WHAT YOU WILL DO
Everything from the opening line of the records below through the line with "from matplotlib.lines import Line2D" must be duplicated exactly, pictures left out.

TASK MATERIAL
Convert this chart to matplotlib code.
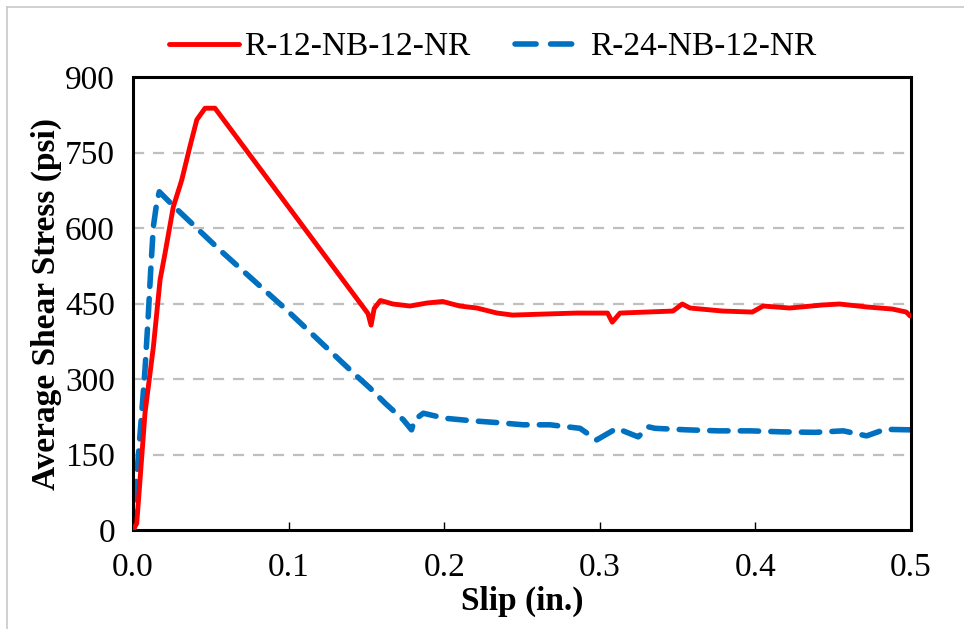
import matplotlib
matplotlib.use("Agg")
import matplotlib.pyplot as plt
from matplotlib.lines import Line2D

# Data
red_label = "R-12-NB-12-NR"
red_x = [0.0, 0.0024, 0.0045, 0.0077, 0.0131, 0.0174, 0.0206, 0.0259, 0.0313, 0.0366, 0.041,
         0.0463, 0.0527, 0.151, 0.153, 0.155, 0.159, 0.167, 0.178, 0.189, 0.199, 0.210, 0.221,
         0.234, 0.244, 0.264, 0.285, 0.305, 0.308, 0.313, 0.330, 0.347, 0.353, 0.358,
         0.379, 0.398, 0.405, 0.422, 0.443, 0.454, 0.472, 0.488, 0.497, 0.4995]
red_y = [0, 13, 99, 232, 364, 497, 550, 642, 695, 762, 815,
         838, 838, 430, 407, 440, 456, 449, 445, 451, 454, 445, 441,
         431, 427, 429, 431, 431, 413, 431, 433, 435, 449, 441,
         435, 433, 445, 441, 447, 449, 443, 439, 433, 425]

blue_label = "R-24-NB-12-NR"
blue_x = [0.0, 0.0013, 0.0013, 0.0034, 0.0056, 0.0077, 0.0099, 0.0114, 0.0131, 0.0152, 0.0169,
          0.0259, 0.0559, 0.0988, 0.1416, 0.1523, 0.162, 0.1737, 0.179, 0.181, 0.1866, 0.2005,
          0.2177, 0.2359, 0.2508, 0.268, 0.2873, 0.298, 0.3109, 0.3247, 0.3312, 0.3355, 0.3558,
          0.3762, 0.3965, 0.4169, 0.4383, 0.4565, 0.4715, 0.4833, 0.4994]
blue_y = [0, 13, 66, 146, 232, 318, 431, 517, 603, 649, 672,
          644, 556, 437, 312, 282, 252, 219, 199, 219, 232, 222,
          217, 213, 209, 209, 202, 179, 202, 185, 205, 202, 199,
          197, 197, 195, 194, 197, 187, 200, 199]

x_ticks = [0.0, 0.1, 0.2, 0.3, 0.4, 0.5]
x_ticklabels = ["0.0", "0.1", "0.2", "0.3", "0.4", "0.5"]
y_ticks = [0, 150, 300, 450, 600, 750, 900]

plt.rcParams['font.family'] = ['Liberation Serif', 'DejaVu Serif']

FS = 24
fig = plt.figure(figsize=(9.64, 6.29), dpi=100)
ax = fig.add_axes([133/964, 1 - 530/629, (911-133)/964, (530-77)/629])

for yv in y_ticks[1:-1]:
    ax.axhline(yv, color='#bfbfbf', lw=1.6, dashes=(5, 4), zorder=1)

ax.plot(red_x, red_y, color='#ff0000', lw=3.5, solid_capstyle='round',
        solid_joinstyle='round', zorder=3, label=red_label)
ax.plot(blue_x, blue_y, color='#0070c0', lw=4.0, dashes=(3.3, 2.2),
        dash_capstyle='round', zorder=2, label=blue_label)

ax.set_xlim(0, 0.5)
ax.set_ylim(0, 900)
ax.set_xticks(x_ticks)
ax.set_xticklabels(x_ticklabels)
ax.set_yticks(y_ticks)
ax.tick_params(axis='both', direction='in', labelsize=FS, length=6, width=1, color='black')
ax.tick_params(axis='x', pad=16)
ax.tick_params(axis='y', pad=13, length=0)
for s in ax.spines.values():
    s.set_linewidth(2.2)
    s.set_color('black')

ax.set_xlabel("Slip (in.)", fontsize=FS, fontweight='bold', labelpad=2)
ax.set_ylabel("Average Shear Stress (psi)", fontsize=FS, fontweight='bold', labelpad=2)

handles = [Line2D([0], [0], color='#ff0000', lw=3.5, solid_capstyle='round'),
           Line2D([0], [0], color='#0070c0', lw=4.0, dashes=(3.8, 2.6), dash_capstyle='round')]
fig.legend(handles, [red_label, blue_label], loc='center', bbox_to_anchor=(0.511, 1 - 47/629),
           ncol=2, frameon=False, fontsize=FS, handlelength=2.1, handletextpad=0.15,
           columnspacing=1.35)

# partial grey border of the chart area (top and left edges visible)
fig.add_artist(Line2D([7/964, 1], [1 - 7/629, 1 - 7/629], color='#c8c8c8', lw=1.2))
fig.add_artist(Line2D([7/964, 7/964], [0, 1 - 7/629], color='#c8c8c8', lw=1.2))

fig.savefig("out.png", dpi=100)
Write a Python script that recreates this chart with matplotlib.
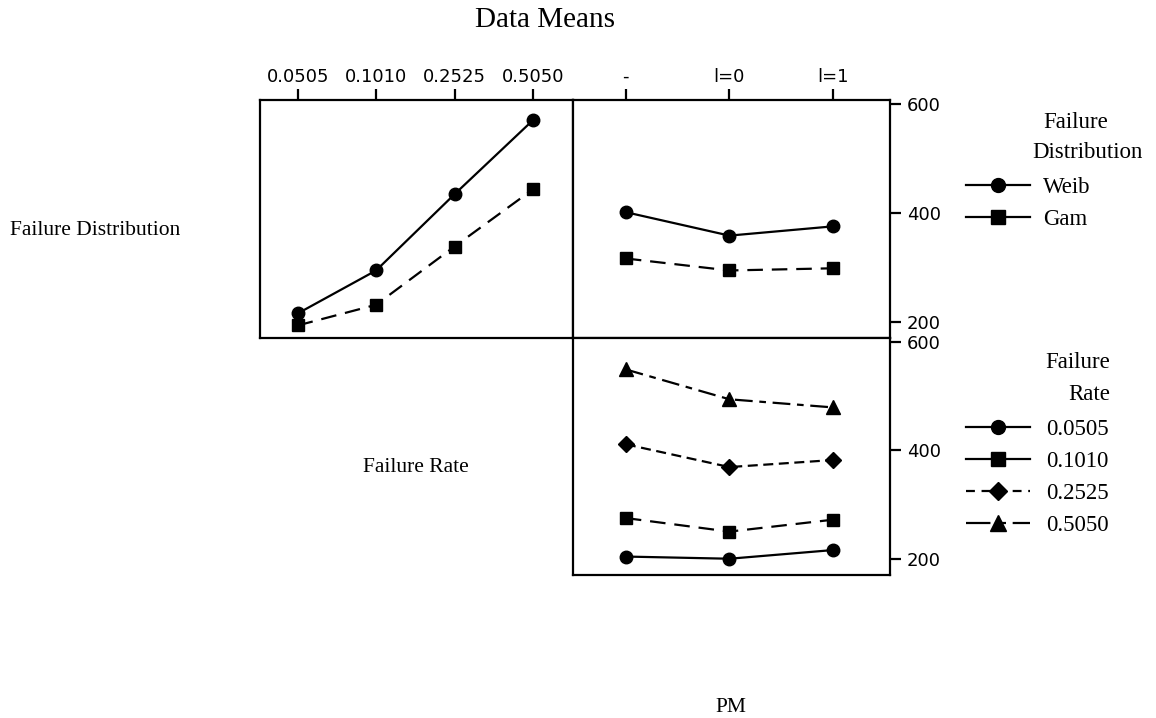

TASK RESPONSE
Convert this chart to matplotlib code.
import matplotlib
matplotlib.use("Agg")
import matplotlib.pyplot as plt
from matplotlib.lines import Line2D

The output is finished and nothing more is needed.